A large quarry of red clay lay on the west side of the village, encouraging the use of brick for construction.
In 1821, Streetsville’s first general store, now known as Montreal House, was built, and still stands. Another landmark, Timothy Street’s house, was built in 1825 and is one of the oldest brick houses in Peel Region.
In 1855, William Graydon and Peter Douglass built a large brick building, and sold it in 1859 to Bennet Franklin, a partner in Barber Brothers Toronto Woollen Mills. It became known as Franklin House. In 1910, under new ownership, the name was changed to the Queen’s Hotel. Although it ceased to operate as a hotel when its public room was closed with the enforcement of the Canada Temperance Act, it continued to be used for commercial purposes. At present, it has been designated under the terms of the Ontario Heritage Act and protected by a heritage easement, and now houses a restaurant and a variety of small businesses and offices.
In 1858, Streetsville was incorporated as a village. Timothy Street's son, John, was the first reeve.
For the next century, Streetsville largely existed as a long narrow village with all of its shops, three churches, the cenotaph and the library located on Queen Street, which ran between the Credit River and the railway track.
In 1953, two of the first [planned] suburbs in Canada, Vista Heights and Riverview, were built to the southwest and northeast respectively.
In January 1962, Streetsville's population reached 5,000, and it was incorporated as a town as a result.

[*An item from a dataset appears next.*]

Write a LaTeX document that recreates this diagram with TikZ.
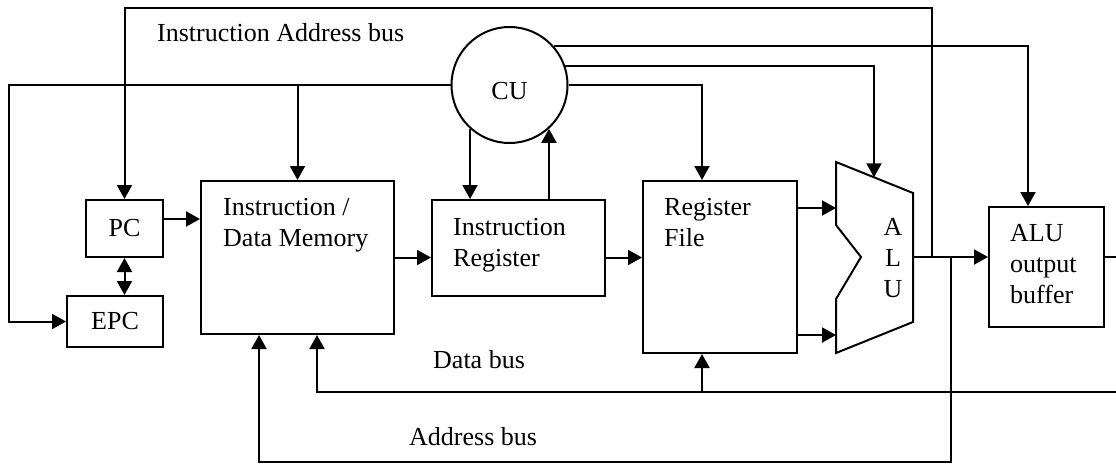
\documentclass[tikz,border=0pt]{standalone}
\usepackage{fontspec}
\setmainfont{Liberation Serif}
\usetikzlibrary{arrows.meta}
\begin{document}
\begin{tikzpicture}[x=1pt,y=-1pt,
  txt/.style={font=\fontsize{26}{31}\selectfont, inner sep=0pt, align=left},
  box/.style={draw, line width=2pt, rectangle, inner sep=0pt},
  wire/.style={line width=2pt},
  arr/.style={wire, -{Triangle[length=14pt,width=15pt]}},
  dblarr/.style={wire, {Triangle[length=14pt,width=15pt]}-{Triangle[length=14pt,width=15pt]}},
]
\useasboundingbox[fill=white] (0,0) rectangle (1116,463);

% blocks
\node[box, txt, minimum width=77pt, minimum height=57pt] (pc) at (124.5,228.5) {PC};
\node[box, txt, minimum width=96pt, minimum height=51pt] (epc) at (115,321.5) {EPC};
\node[box, minimum width=193pt, minimum height=153pt] (mem) at (297.5,257.5) {};
\node[txt, anchor=west] (memtxt) at (223,225) {Instruction /\\Data Memory};
\node[box, minimum width=173pt, minimum height=96pt] (ir) at (518.5,248) {};
\node[txt, anchor=west] (irtxt) at (453,245) {Instruction\\Register};
\node[box, minimum width=154pt, minimum height=172pt] (rf) at (720,267) {};
\node[txt, anchor=west] (rftxt) at (664,222.3) {Register\\File};
\node[box, minimum width=115pt, minimum height=120pt] (buf) at (1046.5,267) {};
\node[txt, anchor=west] (buftxt) at (1010,263.8) {ALU\\output\\buffer};
\node[draw, circle, line width=2pt, minimum size=116pt, inner sep=0pt] (cu) at (509.5,85) {};
\node[txt] (cutxt) at (509.5,91.5) {CU};

% ALU outline
\coordinate (a1) at (836,162);
\coordinate (a2) at (913,193);
\coordinate (a3) at (913,322);
\coordinate (a4) at (836,353);
\coordinate (a5) at (836,299);
\coordinate (a6) at (861,257);
\coordinate (a7) at (836,225);
\draw[wire, line join=miter] (a1) -- (a2) -- (a3) -- (a4) -- (a5) -- (a6) -- (a7) -- cycle;
\node[txt, align=center] (alutxt) at (893,257.8) {A\\L\\U};

% bus labels
\node[txt, anchor=west] (iablbl) at (157,33) {Instruction Address bus};
\node[txt, anchor=west] (dblbl) at (433,360) {Data bus};
\node[txt, anchor=west] (ablbl) at (409,437) {Address bus};

% wiring points
\coordinate (aluout) at (913,257);
\coordinate (j1) at (932,257);
\coordinate (j2) at (951,257);
\coordinate (iabtop) at (932,8);
\coordinate (lft) at (9,0);
\coordinate (abus) at (951,462);
\coordinate (dright) at (1116,392);
\coordinate (bright) at (1116,257);
\coordinate (alutop) at (874,177.3);

% connectors
\draw[arr] (j1) -- (iabtop) -| (pc.north);
\draw[arr] (cu.west) -| (lft |- epc.west) -- (epc.west);
\draw[arr] (mem.north |- cu.west) -- (mem.north);
\draw[arr] ([yshift=9.5pt]pc.east) -- ([yshift=9.5pt]pc.east -| mem.west);
\draw[dblarr] (pc.south) -- (pc.south |- epc.north);
\draw[arr] (mem.east) -- (mem.east -| ir.west);
\draw[arr] (mem.east -| ir.east) -- (mem.east -| rf.west);
\draw[arr] (cu.228) -- (cu.228 |- ir.north);
\draw[arr] (cu.312 |- ir.north) -- (cu.312);
\draw[arr] (cu.east) -| ([xshift=-18pt]rf.north);
\draw[arr] (cu.19) -| (alutop);
\draw[arr] (cu.41) -| ([xshift=-18.5pt]buf.north);
\draw[arr] ([yshift=59pt]rf.east) -- ([yshift=59pt]rf.east -| a1);
\draw[arr] ([yshift=-68pt]rf.east) -- ([yshift=-68pt]rf.east -| a1);
\draw[arr] (aluout) -- (aluout -| buf.west);
\draw[arr] (j2) -- (abus) -| ([xshift=-38.5pt]mem.south);
\draw[arr] (dright) -| ([xshift=19.5pt]mem.south);
\draw[arr] ([xshift=-18pt]rf.south |- dright) -- ([xshift=-18pt]rf.south);
\draw[wire] (aluout -| buf.east) -- (bright);
\end{tikzpicture}
\end{document}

In 1968, the creation of the Town of Mississauga amalgamated the villages and hamlets of Cooksville, Dixie, Erindale and Malton. Although Streetsville, Clarkson, Port Credit and Meadowvale were excluded from this amalgamation, it was evident that the high population growth in the area would result in further amalgamation.
In 1974 all of these communities were annexed when Mississauga became a city.
The primary source for basic documents (vital statistics, land records, wills) for people who lived in the Province of Ontario is the Archives of Ontario, 134 Ian Macdonald Blvd, Toronto, Ontario, Canada M7A 2C5.
Civil registration did not begin in the province until 1869. Before then there may be church records of baptisms and burials. For the most part these are still held by the denomination who recorded them. Copies of marriage records made pre-1869 had to be sent by individual clergymen to the registrar of the county in which the marriage took place. These marriage records are available through Ontario Archives, on micorfilm through LDS libraries, and on paid and unpaid websites, but because they were copied at the registrars' offices, they cannot be considered a primary source.
Vital Records after 1869
Birth, marriage and death registrations are not open to the public until a specific number of years after the event occurred. Births to 1915 are now available [October 2014]; dates for marriages and deaths are later. Birth and death registration was not universally carried out in the early years after its adoption. Deaths were more apt to be reported than births for several years. The more rural the area, the less likely it would be that these happenings were reported to the authorities.
Land Records and Wills
Information on how to access land records and wills is best sought on the Archives of Ontario website. An ancestor's land holding might be found on Canadian County Atlas Digital Project if he was in occupancy circa 1878.
Association for the Preservation of Ontario Land Registry Office Documents (APOLROD). A list of Land Registry Offices for all Counties of Ontario.
The original censuses are in the hands of Library and Archives Canada, known to Canadians as "LAC". Copies of original microfilms are online at the LAC website for all censuses up to 1911. Each census database is preceded with an explanation of the geographical area covered, the amount of material retained (some census division material has been lost), the questions on the census form, and whether there is a name index. Census divisions were redrawn as the population increased and more land was inhabited. The 1921 census is only available through Ancestry.ca, but it is free-to-view.